CG performs this function by periodically searching for important information within the items stored in a collection and then caching that information within the collection itself in a way that it can be presented to the end user. In theory this information could also be used as a controlled vocabulary of sorts to help the user when creating new records within that collection within CG but this functionality is not within the scope of the CW2 project.
Positive lessons from CW2 include that it is possible to link together management information and CLDs in order to provide a more user friendly search and navigation experience. Neither the CLD specification, nor the specification of the management information within CG needed to be adapted for use in this way; it was simply a case of linking the two together and then making the data available as appropriate. The main search APIs provided by CG didn’t need any expanding to meet the needs of the CW2 project although additional API calls were required to expose application profile information, etc.
The main negative lesson learnt is that once again we underestimated the amount of time required to implement the desired changes to a system as large and complex as CG. The CG platform has evolved incrementally throughout its existence.
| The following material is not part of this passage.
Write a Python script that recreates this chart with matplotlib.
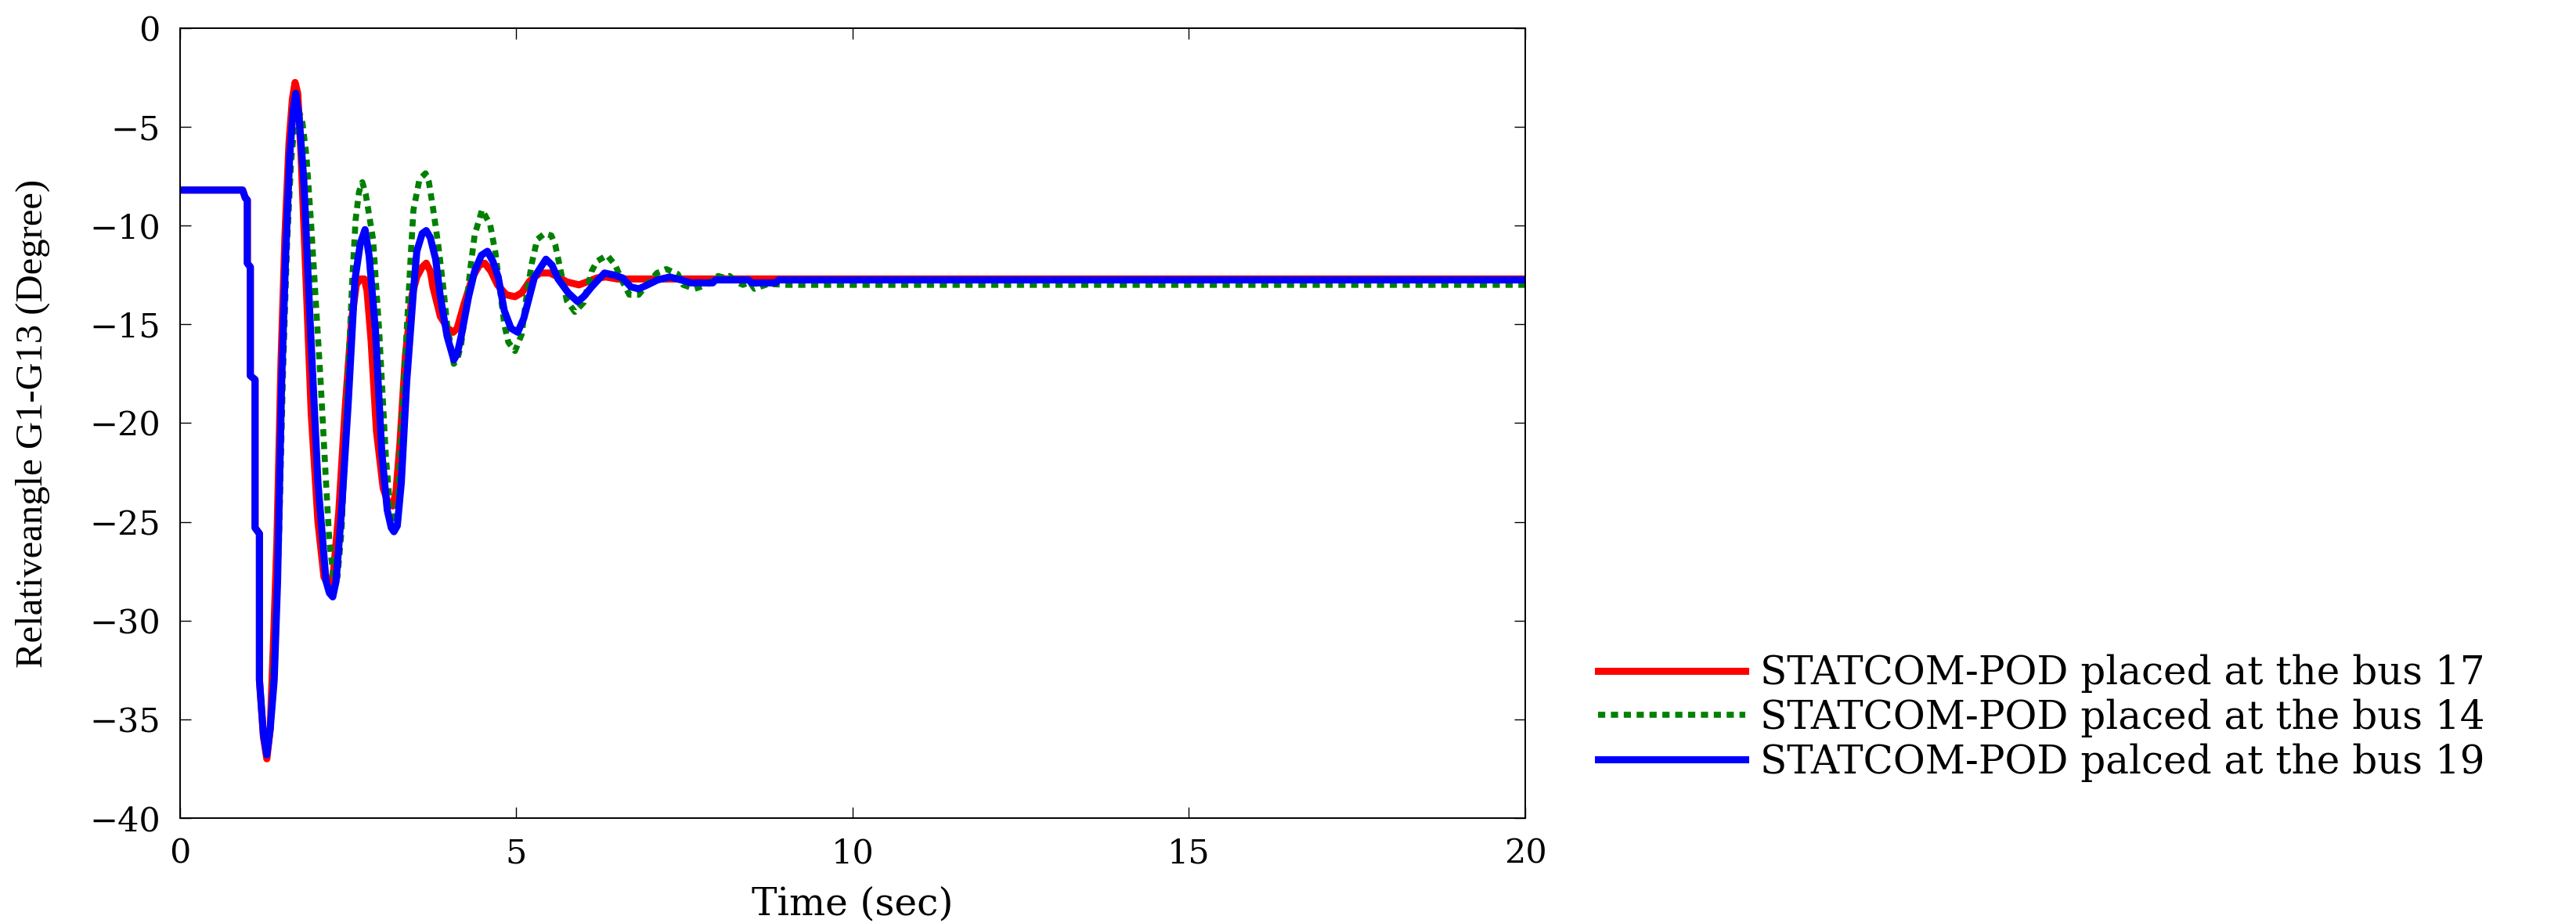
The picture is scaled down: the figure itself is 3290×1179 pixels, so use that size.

This means that there are often complex interactions between different parts of the platform which makes changing any one small part of the system more complex than would be the case with a system developed from scratch to fulfil the same requirements. It also means that further incremental changes often interact and conflict with these previous interactions in unforeseen ways, leading to increased development and testing times compared with forecasts. Happily, though, we’ve managed to get through the pain and implement something that we hope will prove useful for all CG users.